Outro dia, vi na internet um vídeo em que um escritor que eu admiro, morto recentemente – o Christopher Hitchens -, dizia que não achava que as mulheres precisavam trabalhar. Se quisessem, tudo bem, mas não precisavam, pelo menos não a mulher dele. Fiquei chocado. Mais ainda quando mulheres que eu conheço começaram a dizer que era isso mesmo. Caramba: no século XXI, depois de toda a merda que deixamos para trás, há pessoas adultas que ainda sonham em viver sem fazer nada, como sinhazinhas do Brasil escravocrata. Quem vai ralar em dobro e morrer de enfarte antes dos 50 para satisfazer esse desejo? Eu não, meu amor. Espero que você compreenda e nos ajude a superar esse arcaísmo.
Finalmente, quero que você aceite correr riscos.
Quando nos conhecemos, eu escolhi você – e fui escolhido – em meio a um monte de outras pessoas. Essa opção não mudou e não mudará enquanto houver carinho e intensidade entre nós. Mas uma coisa, sim, mudou inteiramente: passamos a evitar as tentações da multidão. Um pacto de medo fez com que passássemos a evitar pessoas e situações que nos causam insegurança. Vamos ser francos: não é apenas aquele ex que incomoda, mas uma listinha de pessoas que parece crescer a cada ano, assim como a relação das situações que precisam ser evitadas. Ouvi uma amiga dizer outro dia: ir ao cinema com outra mulher é traição. Seria mesmo? Almoçar, passear, rir, fazer compras, se emocionar fora da relação, esses são todos atos de deslealdade? Não acho que sejam, não podem ser. O mundo, o nosso mundo, precisa ser maior do que isso.

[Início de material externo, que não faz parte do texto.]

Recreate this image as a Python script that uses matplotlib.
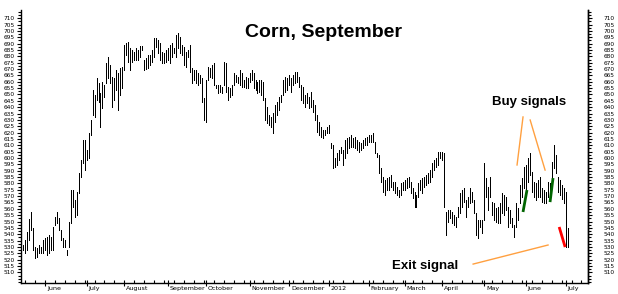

Por isso eu falo de aceitar riscos. Quero que você entenda, e me ajude a entender, que ter alguém não significa não ter mais ninguém ao redor. Às vezes você vai querer jantar com um amigo ou terá desejo de ir a uma festa sem mim. Tudo bem, porque eu também tenho vontade de fazer essas coisas. Há riscos? Claro, eles estão por toda parte. As pessoas são encantadoras, bonitas, sensuais. Mas você e eu temos um pacto, explícito ou não, com ou sem data de validade, que nos mantém unidos e leais um ao outro. No dia em que ele deixar de ser válido, a gente senta e reconversa. Até lá, vamos viver sem medo. Ou enfrentá-lo.